-------- GIVEN INFORMATION
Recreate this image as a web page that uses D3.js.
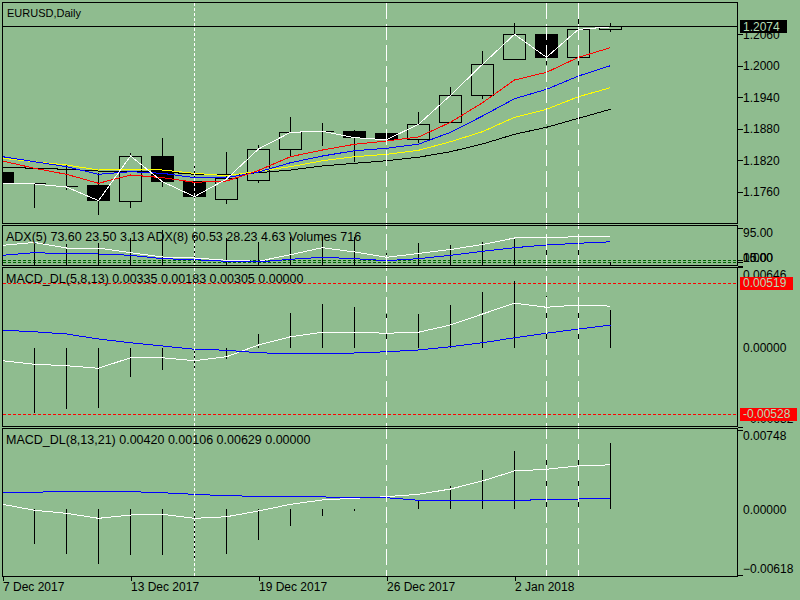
<!DOCTYPE html>
<html>
<head>
  <meta charset="UTF-8" />
  <title>EURUSD,Daily</title>
  <script src="https://d3js.org/d3.v7.min.js"></script>
  <style>
    body { margin: 0; background: #8fbc8f; }
    svg { display: block; shape-rendering: crispEdges; }
    text { font-family: "Liberation Sans", Arial, sans-serif; }
  </style>
</head>
<body>
  <svg id="chart" width="800" height="600"></svg>
  <script>
    // ---- data ----
    const dates = ["7 Dec 2017", "8 Dec 2017", "11 Dec 2017", "12 Dec 2017", "13 Dec 2017",
      "14 Dec 2017", "15 Dec 2017", "18 Dec 2017", "19 Dec 2017", "20 Dec 2017",
      "21 Dec 2017", "22 Dec 2017", "26 Dec 2017", "27 Dec 2017", "28 Dec 2017",
      "29 Dec 2017", "2 Jan 2018", "3 Jan 2018", "4 Jan 2018", "5 Jan 2018"];

    const open  = [1.17970, 1.17760, 1.17700, 1.17709, 1.17410, 1.18261, 1.17790, 1.17455, 1.17817, 1.18408,
                   1.18740, 1.18756, 1.18718, 1.18598, 1.18922, 1.19429, 1.20122, 1.20598, 1.20160, 1.20693];
    const high  = [1.18050, 1.17771, 1.18122, 1.17950, 1.18331, 1.18629, 1.18128, 1.18350, 1.18490, 1.19023,
                   1.18903, 1.18775, 1.18800, 1.19118, 1.19594, 1.20280, 1.20819, 1.20680, 1.20922, 1.20808];
    const low   = [1.17700, 1.17295, 1.17632, 1.17156, 1.17295, 1.17695, 1.17442, 1.17366, 1.17771, 1.18286,
                   1.18476, 1.18171, 1.18528, 1.18533, 1.18900, 1.19366, 1.20110, 1.20013, 1.20013, 1.20648];
    const close = [1.17752, 1.17747, 1.17690, 1.17429, 1.18280, 1.17790, 1.17505, 1.17842, 1.18413, 1.18731,
                   1.18750, 1.18629, 1.18590, 1.18884, 1.19436, 1.20027, 1.20598, 1.20160, 1.20693, 1.20740];

    // moving averages on the price window
    const maRed    = [1.18185, 1.18046, 1.17931, 1.17760, 1.17918, 1.17867, 1.17779, 1.17804, 1.18004, 1.18267,
                      1.18394, 1.18503, 1.18566, 1.18642, 1.18922, 1.19295, 1.19728, 1.19874, 1.20160, 1.20343];
    const maBlue   = [1.18267, 1.18171, 1.18076, 1.17931, 1.17981, 1.17950, 1.17867, 1.17867, 1.17975, 1.18152,
                      1.18280, 1.18381, 1.18427, 1.18505, 1.18731, 1.19042, 1.19371, 1.19550, 1.19804, 1.20000];
    const maYellow = [1.18236, 1.18171, 1.18109, 1.18013, 1.18032, 1.18013, 1.17950, 1.17905, 1.17989, 1.18076,
                      1.18190, 1.18267, 1.18312, 1.18389, 1.18552, 1.18743, 1.19017, 1.19170, 1.19410, 1.19581];
    const maBlack  = [1.18065, 1.18046, 1.18027, 1.17994, 1.17994, 1.17981, 1.17931, 1.17918, 1.17962, 1.18013,
                      1.18090, 1.18141, 1.18190, 1.18257, 1.18362, 1.18509, 1.18693, 1.18827, 1.18998, 1.19170];

    const priceTicks = [1.2060, 1.2000, 1.1940, 1.1880, 1.1820, 1.1760];
    const bidPrice = 1.2074;

    // ADX window
    const adx5 = [51.8, 58.8, 45, 45, 33.3, 22.5, 20, 14.3, 11.8, 28.3,
                  45.8, 35, 21.8, 31.3, 41.3, 53.8, 70, 71.5, 73, 73.6];
    const adx8 = [26.8, 33.3, 30.8, 30, 26.8, 18.3, 15.8, 11.8, 10, 16.8,
                  21.8, 18.3, 13.3, 18.3, 26.8, 36.8, 45.8, 52.5, 56.8, 60.53];
    const volumes = [5000, 4730, 4660, 4880, 6140, 7880, 6530, 6010, 5180, 6300,
                     6290, 6310, 2630, 4950, 4500, 5180, 6300, 5850, 6980, 716];
    const adxLevels = [15, 10];
    const adxTicks = [95, 15, 10, 0];

    // MACD_DL(5,8,13)
    const macd1Main   = [-0.00102, -0.00130, -0.00142, -0.00162, -0.00078, -0.00078, -0.00102, -0.00070, 0.00024, 0.00090,
                         0.00126, 0.00126, 0.00118, 0.00126, 0.00184, 0.00272, 0.00358, 0.00326, 0.00344, 0.00335];
    const macd1Signal = [0.00142, 0.00130, 0.00112, 0.00072, 0.00042, 0.00016, -0.00010, -0.00018, -0.00038, -0.00046,
                         -0.00046, -0.00040, -0.00030, -0.00016, 0.00010, 0.00042, 0.00082, 0.00118, 0.00152, 0.00183];
    const macd1Hist   = [-0.00528, -0.00518, -0.00486, -0.00478, -0.00230, -0.00176, -0.00184, -0.00088, 0.00112, 0.00280,
                         0.00352, 0.00328, 0.00272, 0.00272, 0.00344, 0.00448, 0.00536, 0.00418, 0.00392, 0.00305];
    const macd1Levels = [0.00519, -0.00528];
    const macd1Ticks = [0.00646, 0, -0.00632];

    // MACD_DL(8,13,21)
    const macd2Main   = [0.00048, -0.00008, -0.00037, -0.00084, -0.00053, -0.00046, -0.00084, -0.00069, -0.00015, 0.00048,
                         0.00089, 0.00105, 0.00120, 0.00142, 0.00192, 0.00268, 0.00362, 0.00378, 0.00410, 0.00420];
    const macd2Signal = [0.00155, 0.00161, 0.00171, 0.00171, 0.00167, 0.00157, 0.00142, 0.00129, 0.00123, 0.00120,
                         0.00117, 0.00114, 0.00110, 0.00086, 0.00086, 0.00086, 0.00086, 0.00091, 0.00098, 0.00106];
    const macd2Hist   = [-0.00250, -0.00329, -0.00417, -0.00512, -0.00427, -0.00427, -0.00461, -0.00417, -0.00288, -0.00154,
                         -0.00059, -0.00015, 0.00020, 0.00089, 0.00220, 0.00374, 0.00550, 0.00569, 0.00620, 0.00629];
    const macd2Ticks = [0.00748, 0, -0.00618];

    const dateTicks = ["7 Dec 2017", "13 Dec 2017", "19 Dec 2017", "26 Dec 2017", "2 Jan 2018"];
    const dotLineDates = ["15 Dec 2017"];
    const dashLineDates = ["26 Dec 2017", "3 Jan 2018", "4 Jan 2018"];

    // ---- layout ----
    const svg = d3.select("#chart");
    const left = 2.5, right = 737.5;
    const panels = {
      main:  { top: 2.5,   bottom: 223.5 },
      adx:   { top: 225.5, bottom: 265.5 },
      macd1: { top: 267.5, bottom: 426.5 },
      macd2: { top: 428.5, bottom: 576.5 }
    };
    const labelColor = "#b4dcb4";

    svg.append("rect").attr("width", 800).attr("height", 600).attr("fill", "#8fbc8f");

    // ---- scales ----
    const x = d3.scalePoint().domain(dates).range([2.5, 610.5]);
    const yMain = d3.scaleLinear().domain([1.1760, 1.2000]).range([191.7, 65.7]);
    const yAdx = d3.scaleLinear().domain([0, 95]).range([266, 228]);
    const yVol = d3.scaleLinear().domain([0, 9000]).range([265, 225]);
    const yM1 = d3.scaleLinear().domain([0, 0.00646]).range([348, 267.25]);
    const yM2 = d3.scaleLinear().domain([0, 0.00748]).range([509.4, 430]);

    // clip paths per window
    const defs = svg.append("defs");
    Object.entries(panels).forEach(([k, p]) => {
      defs.append("clipPath").attr("id", "clip-" + k)
        .append("rect").attr("x", left + 0.5).attr("y", p.top + 0.5)
        .attr("width", right - left - 1).attr("height", p.bottom - p.top - 1);
    });
    const layer = k => svg.append("g").attr("clip-path", `url(#clip-${k})`);

    const lineOf = (arr, y) => d3.line().x((d, i) => x(dates[i])).y(d => y(d))(arr);
    function drawLine(g, arr, y, color) {
      g.append("path").attr("d", lineOf(arr, y))
        .attr("fill", "none").attr("stroke", color).attr("stroke-width", 1);
    }
    function drawLevel(g, v, y, color) {
      g.append("line").attr("x1", left).attr("x2", right)
        .attr("y1", y(v)).attr("y2", y(v))
        .attr("stroke", color).attr("stroke-dasharray", "3,2");
    }
    function drawHist(g, arr, y) {
      g.selectAll(null).data(arr).join("line")
        .attr("x1", (d, i) => x(dates[i])).attr("x2", (d, i) => x(dates[i]))
        .attr("y1", y(0)).attr("y2", d => y(d))
        .attr("stroke", "#000");
    }

    // ---- price window ----
    const gMain = layer("main");
    dates.forEach((dt, i) => {
      const cx = x(dt);
      const top = yMain(Math.max(open[i], close[i]));
      const bot = yMain(Math.min(open[i], close[i]));
      const bull = close[i] >= open[i];
      gMain.append("line").attr("x1", cx).attr("x2", cx)
        .attr("y1", yMain(high[i])).attr("y2", top).attr("stroke", "#000");
      gMain.append("line").attr("x1", cx).attr("x2", cx)
        .attr("y1", bot).attr("y2", yMain(low[i])).attr("stroke", "#000");
      if (bot - top < 1) {
        gMain.append("line").attr("x1", cx - 11).attr("x2", cx + 11)
          .attr("y1", top).attr("y2", top).attr("stroke", "#000");
      } else {
        gMain.append("rect").attr("x", cx - 11).attr("y", top)
          .attr("width", 22).attr("height", bot - top)
          .attr("fill", bull ? "none" : "#000").attr("stroke", "#000");
      }
    });
    drawLine(gMain, maBlack, yMain, "#000");
    drawLine(gMain, maYellow, yMain, "#ffff00");
    drawLine(gMain, maBlue, yMain, "#0000ff");
    drawLine(gMain, maRed, yMain, "#ff0000");
    drawLine(gMain, close, yMain, "#ffffff");

    // ---- ADX window ----
    const gAdx = layer("adx");
    adxLevels.forEach(v => drawLevel(gAdx, v, yAdx, "#006400"));
    drawHist(gAdx, volumes, yVol);
    drawLine(gAdx, adx5, yAdx, "#ffffff");
    drawLine(gAdx, adx8, yAdx, "#0000ff");

    // ---- MACD windows ----
    const gM1 = layer("macd1");
    macd1Levels.forEach(v => drawLevel(gM1, v, yM1, "#ff0000"));
    drawHist(gM1, macd1Hist, yM1);
    drawLine(gM1, macd1Main, yM1, "#ffffff");
    drawLine(gM1, macd1Signal, yM1, "#0000ff");

    const gM2 = layer("macd2");
    drawHist(gM2, macd2Hist, yM2);
    drawLine(gM2, macd2Main, yM2, "#ffffff");
    drawLine(gM2, macd2Signal, yM2, "#0000ff");

    // vertical separators
    const gV = svg.append("g");
    gV.selectAll(null).data(dotLineDates).join("line")
      .attr("x1", d => x(d)).attr("x2", d => x(d))
      .attr("y1", panels.main.top).attr("y2", panels.macd2.bottom)
      .attr("stroke", "#fff").attr("stroke-dasharray", "3,2");
    gV.selectAll(null).data(dashLineDates).join("line")
      .attr("x1", d => x(d)).attr("x2", d => x(d))
      .attr("y1", panels.main.top).attr("y2", panels.macd2.bottom)
      .attr("stroke", "#fff").attr("stroke-dasharray", "16,5");

    // bid line
    svg.append("line").attr("x1", left).attr("x2", right)
      .attr("y1", yMain(bidPrice)).attr("y2", yMain(bidPrice)).attr("stroke", "#000");

    // window frames
    Object.values(panels).forEach(p => {
      svg.append("rect").attr("x", left).attr("y", p.top)
        .attr("width", right - left).attr("height", p.bottom - p.top)
        .attr("fill", "none").attr("stroke", "#000");
    });

    // ---- right axes ----
    function drawRightAxis(scale, values, fmt, p, hideZeroTick) {
      const g = svg.append("g").attr("transform", `translate(${right},0)`)
        .call(d3.axisRight(scale).tickValues(values).tickSize(5).tickPadding(0.5).tickFormat(fmt));
      g.attr("font-size", 12);
      g.select(".domain").remove();
      g.selectAll(".tick text").attr("fill", "#000")
        .attr("y", d => {
          const y = scale(d);
          return Math.min(Math.max(y, p.top + 7), p.bottom - 7.5) - y;
        });
      if (hideZeroTick) g.selectAll(".tick line").filter(d => d === 0).remove();
      return g;
    }
    drawRightAxis(yMain, priceTicks, d3.format(".4f"), panels.main, false);
    drawRightAxis(yAdx, adxTicks, d3.format(".2f"), panels.adx, false);
    drawRightAxis(yM1, macd1Ticks, d3.format(".5f"), panels.macd1, true);
    drawRightAxis(yM2, macd2Ticks, d3.format(".5f"), panels.macd2, true);

    // price tags
    function priceTag(y, text, bg) {
      const g = svg.append("g");
      const rect = g.append("rect").attr("x", 740).attr("y", y - 6.5).attr("height", 13).attr("fill", bg);
      const t = g.append("text").attr("x", 743).attr("y", y + 4.3)
        .attr("font-size", 12).attr("fill", labelColor).text(text);
      rect.attr("width", t.node().getComputedTextLength() + 10);
    }
    priceTag(yMain(bidPrice), d3.format(".4f")(bidPrice), "#000");
    macd1Levels.forEach(v => priceTag(yM1(v), d3.format(".5f")(v).replace("−", "-"), "#ff0000"));

    // ---- time axis ----
    const gx = svg.append("g").attr("transform", `translate(0,${panels.macd2.bottom})`)
      .call(d3.axisBottom(x).tickValues(dateTicks).tickSize(4).tickPadding(1.5));
    gx.attr("font-size", 12);
    gx.select(".domain").remove();
    gx.selectAll(".tick text").attr("text-anchor", "start").attr("fill", "#000");

    // ---- window titles ----
    const titles = [
      { text: "EURUSD,Daily", y: 16.5, size: 11, x: 7 },
      { text: "ADX(5) 73.60 23.50 3.13 ADX(8) 60.53 28.23 4.63 Volumes 716", y: 240.5, size: 12.5, x: 6 },
      { text: "MACD_DL(5,8,13) 0.00335 0.00183 0.00305 0.00000", y: 282.5, size: 12.5, x: 6 },
      { text: "MACD_DL(8,13,21) 0.00420 0.00106 0.00629 0.00000", y: 444, size: 12.5, x: 6 }
    ];
    svg.selectAll(null).data(titles).join("text")
      .attr("x", d => d.x).attr("y", d => d.y)
      .attr("font-size", d => d.size).attr("fill", "#000")
      .text(d => d.text);
  </script>
</body>
</html>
----------------
TASK TO COMPLETE: From the first line above to the line containing "1.20160, 1.20693, 1.20740];", repeat each line exactly. Pictures stay out.

WORKED ANSWER:
Recreate this image as a web page that uses D3.js.
<!DOCTYPE html>
<html>
<head>
  <meta charset="UTF-8" />
  <title>EURUSD,Daily</title>
  <script src="https://d3js.org/d3.v7.min.js"></script>
  <style>
    body { margin: 0; background: #8fbc8f; }
    svg { display: block; shape-rendering: crispEdges; }
    text { font-family: "Liberation Sans", Arial, sans-serif; }
  </style>
</head>
<body>
  <svg id="chart" width="800" height="600"></svg>
  <script>
    // ---- data ----
    const dates = ["7 Dec 2017", "8 Dec 2017", "11 Dec 2017", "12 Dec 2017", "13 Dec 2017",
      "14 Dec 2017", "15 Dec 2017", "18 Dec 2017", "19 Dec 2017", "20 Dec 2017",
      "21 Dec 2017", "22 Dec 2017", "26 Dec 2017", "27 Dec 2017", "28 Dec 2017",
      "29 Dec 2017", "2 Jan 2018", "3 Jan 2018", "4 Jan 2018", "5 Jan 2018"];

    const open  = [1.17970, 1.17760, 1.17700, 1.17709, 1.17410, 1.18261, 1.17790, 1.17455, 1.17817, 1.18408,
                   1.18740, 1.18756, 1.18718, 1.18598, 1.18922, 1.19429, 1.20122, 1.20598, 1.20160, 1.20693];
    const high  = [1.18050, 1.17771, 1.18122, 1.17950, 1.18331, 1.18629, 1.18128, 1.18350, 1.18490, 1.19023,
                   1.18903, 1.18775, 1.18800, 1.19118, 1.19594, 1.20280, 1.20819, 1.20680, 1.20922, 1.20808];
    const low   = [1.17700, 1.17295, 1.17632, 1.17156, 1.17295, 1.17695, 1.17442, 1.17366, 1.17771, 1.18286,
                   1.18476, 1.18171, 1.18528, 1.18533, 1.18900, 1.19366, 1.20110, 1.20013, 1.20013, 1.20648];
    const close = [1.17752, 1.17747, 1.17690, 1.17429, 1.18280, 1.17790, 1.17505, 1.17842, 1.18413, 1.18731,
                   1.18750, 1.18629, 1.18590, 1.18884, 1.19436, 1.20027, 1.20598, 1.20160, 1.20693, 1.20740];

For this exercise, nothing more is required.